The senator said there is also mounting concern over the level of state aid for local governments. The governor, he said, has proposed taking funds for the Aid and Incentives for Municipalities program out of the county share of sales tax. “That’s just a cost shift, and then takes money out of our county’s pockets,” Mr. Harckham explained. Also under consideration is the cancellation of funds for severe weather repaving, as well as a 5% decrease in funds directed to the county for community mental health organizations. To counteract the impact of these cuts, among others, Mr. Harckham has proposed a series of legislative actions. To help reduce the public sector workforce, he and Assemblyman Tom Abinanti introduced legislation that provides temporary retirement incentives for certain public employees, which will help towns offer workers early retirement and save on employee costs. He also mentioned legislation sponsored with Assemblyman Steven Otis that would earmark up to $100 million of federal disaster relief funds sent to the state for an emergency small business grant program.
In January, Mr. Harckham was also behind a bill to legalize Accessory Dwelling Units across New York state. By giving homeowners the opportunity to create ADUs, the bill will allow homeowners to bring in extra rental income while also creating new affordable housing without significantly changing the character of a neighborhood. “It begins to finally chip away at that exclusionary single-family zoning mentality,” Mr. Harckham said.

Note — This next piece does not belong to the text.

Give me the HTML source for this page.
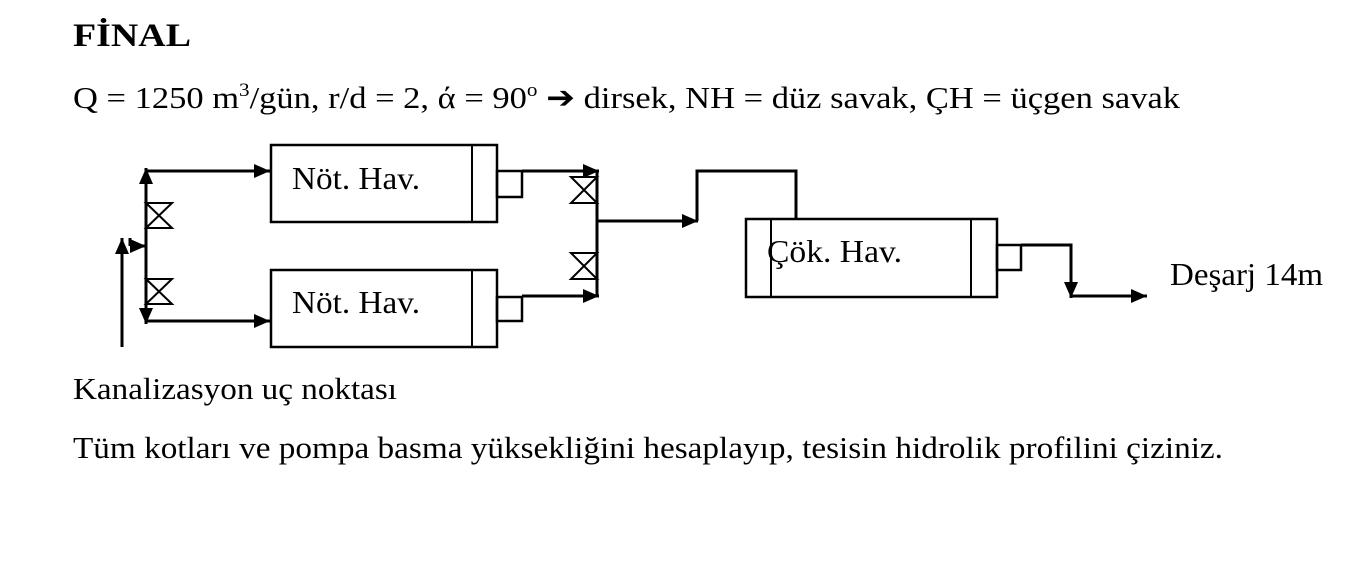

With an April 1 deadline for finalizing the state budget as mandated by New York’s constitution, there is a short timeline for deliberations. Debate on the budget will conclude in the Senate and Assembly by early March. Based on their separate and joint deliberations, the two houses reach agreement on spending and revenue recommendations which are reflected in amended versions of the governor’s proposed appropriation bills and related legislation and approved by both houses. The governor must then approve or disapprove all or parts of the appropriation bills. He can also use the line-item veto to disapprove items added by the Legislature while approving the remainder of the bill.